WASHINGTON -- Four House Democrats sent a letter to Federal Reserve Chairman Ben Bernanke on Friday, pressing him on the risks of the market manipulation and economic disruption that could be caused by extensive commodities operations at Goldman Sachs, Morgan Stanley and JPMorgan Chase.
Banks that receive federal deposit insurance have traditionally been barred from engaging in commercial activities beyond finance, to prevent market abuses and restrict the frequency and scope of financial bailouts. Banks with commercial operations can buy or sell large quantities of physical commodities to ensure that their financial bets pay off.
The letter from Reps. Alan Grayson (D-Fla.), Raul Grijalva (D-Ariz.), John Conyers (D-Mich.) and Keith Ellison (D-Minn.) highlights allegations of market manipulation by Goldman Sachs and JPMorgan. It also invokes the fraud at Enron, which fueled widespread blackouts when it gamed the market using both its electric power business and its financial trading desk.
"Goldman Sachs, JP Morgan, and Morgan Stanley are no longer just banks – they have effectively become oil companies, port and airport operators, commodities dealers, and electric utilities as well. This is causing unforeseen problems for the industrial sector of the economy," the letter reads. "Coca Cola has filed a complaint with the London Metal Exchange that Goldman Sachs was hoarding aluminum. JP Morgan is currently being probed by regulators for manipulating power prices in California, where the “bank” was marketing electricity from power plants it controlled .... The long shadow of Enron could loom in these activities."

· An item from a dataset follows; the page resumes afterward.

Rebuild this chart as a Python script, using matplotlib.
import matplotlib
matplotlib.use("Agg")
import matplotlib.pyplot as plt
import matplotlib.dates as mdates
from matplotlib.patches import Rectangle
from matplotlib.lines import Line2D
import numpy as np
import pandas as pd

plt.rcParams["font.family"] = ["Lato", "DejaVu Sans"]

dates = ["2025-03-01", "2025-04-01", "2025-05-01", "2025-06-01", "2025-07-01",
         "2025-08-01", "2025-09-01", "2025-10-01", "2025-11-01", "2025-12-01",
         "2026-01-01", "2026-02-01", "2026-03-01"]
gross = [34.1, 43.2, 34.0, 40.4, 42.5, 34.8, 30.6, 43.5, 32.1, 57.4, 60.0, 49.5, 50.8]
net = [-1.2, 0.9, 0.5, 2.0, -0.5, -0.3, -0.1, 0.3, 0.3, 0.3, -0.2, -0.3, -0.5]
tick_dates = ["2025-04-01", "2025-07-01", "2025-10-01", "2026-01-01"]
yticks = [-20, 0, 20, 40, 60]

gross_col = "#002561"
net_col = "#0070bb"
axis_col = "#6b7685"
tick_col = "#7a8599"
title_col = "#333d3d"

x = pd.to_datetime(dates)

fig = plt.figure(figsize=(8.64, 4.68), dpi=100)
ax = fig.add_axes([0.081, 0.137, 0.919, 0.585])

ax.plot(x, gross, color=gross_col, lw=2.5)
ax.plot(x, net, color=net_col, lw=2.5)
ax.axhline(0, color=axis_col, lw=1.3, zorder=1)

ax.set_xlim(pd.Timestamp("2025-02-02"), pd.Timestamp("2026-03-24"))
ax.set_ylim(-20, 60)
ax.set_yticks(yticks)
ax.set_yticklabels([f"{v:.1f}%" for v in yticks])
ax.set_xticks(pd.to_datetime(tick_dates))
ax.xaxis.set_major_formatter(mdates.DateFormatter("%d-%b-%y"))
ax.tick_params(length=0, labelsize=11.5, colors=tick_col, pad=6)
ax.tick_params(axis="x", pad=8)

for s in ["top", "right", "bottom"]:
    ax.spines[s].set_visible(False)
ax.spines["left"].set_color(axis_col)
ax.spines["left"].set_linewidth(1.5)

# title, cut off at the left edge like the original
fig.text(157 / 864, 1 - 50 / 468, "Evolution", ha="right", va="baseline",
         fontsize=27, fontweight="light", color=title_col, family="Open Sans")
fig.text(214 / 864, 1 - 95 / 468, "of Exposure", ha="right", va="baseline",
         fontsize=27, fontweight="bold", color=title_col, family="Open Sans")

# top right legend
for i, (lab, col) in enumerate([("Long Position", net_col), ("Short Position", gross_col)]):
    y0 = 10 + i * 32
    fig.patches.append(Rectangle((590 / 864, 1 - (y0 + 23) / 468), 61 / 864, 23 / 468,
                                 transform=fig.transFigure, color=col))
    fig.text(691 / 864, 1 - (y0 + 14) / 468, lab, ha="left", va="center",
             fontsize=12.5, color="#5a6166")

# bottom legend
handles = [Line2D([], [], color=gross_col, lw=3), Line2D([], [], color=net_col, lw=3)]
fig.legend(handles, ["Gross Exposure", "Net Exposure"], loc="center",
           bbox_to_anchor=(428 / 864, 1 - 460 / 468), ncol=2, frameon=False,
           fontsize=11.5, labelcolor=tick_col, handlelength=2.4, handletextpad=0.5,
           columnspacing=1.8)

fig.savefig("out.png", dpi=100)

The letter also warns about systemic risks created by mixing banking and commerce, and asks if the Fed has considered the possibility of bank runs caused by shocks to a company's oil or mining interests.
Goldman Sachs and Morgan Stanley developed many of their commodities operations in the years preceding the 2008 financial crash, when the banks were not officially classified as "Bank Holding Companies" eligible for government perks like low-interest loans from the Fed. During the crisis, both registered as Bank Holding Companies to qualify for aid from the central bank, and to shore up confidence with investors. Initially, the Fed granted both banks a two-year grace period on their commodity businesses, but the central bank has offered three one-year extensions to the waiver. The current extension expires this fall.
Although Grayson, Grijalva, Conyers and Ellison do not directly mention the waivers, they ask Bernanke to lay out the legal rationale for permitting banks to engage in commercial activities, and ask him for details. The Glass-Steagall Act of 1933 and the Bank Holding Company Act of 1956 banned the mixing of banking and commerce, but some banks have maintained that 1999's Gramm-Leach-Bliley Act gives them authority to engage in broad commercial activities.
"It seems like there is a significant macro-economic risk in having a massive entity like, say JP Morgan, both issuing credit cards and mortgages, managing municipal bond offerings, selling gasoline and electric power, running large oil tankers, trading derivatives, and owning and operating airports, in multiple countries," the letter reads. "Such a dramatic intertwining of the industrial economy and supply chain with the financial system creates systemic risk, since there is effectively no regulatory entity that can oversee what is happening within these sprawling global entities."
A spokesperson for JPMorgan did not respond to a request for comment on the letter, and a spokesperson for Goldman Sachs declined to comment.
"Morgan Stanley's physical commodities businesses predate our conversion to a bank holding company," said Morgan Stanley spokesman Mark Lake.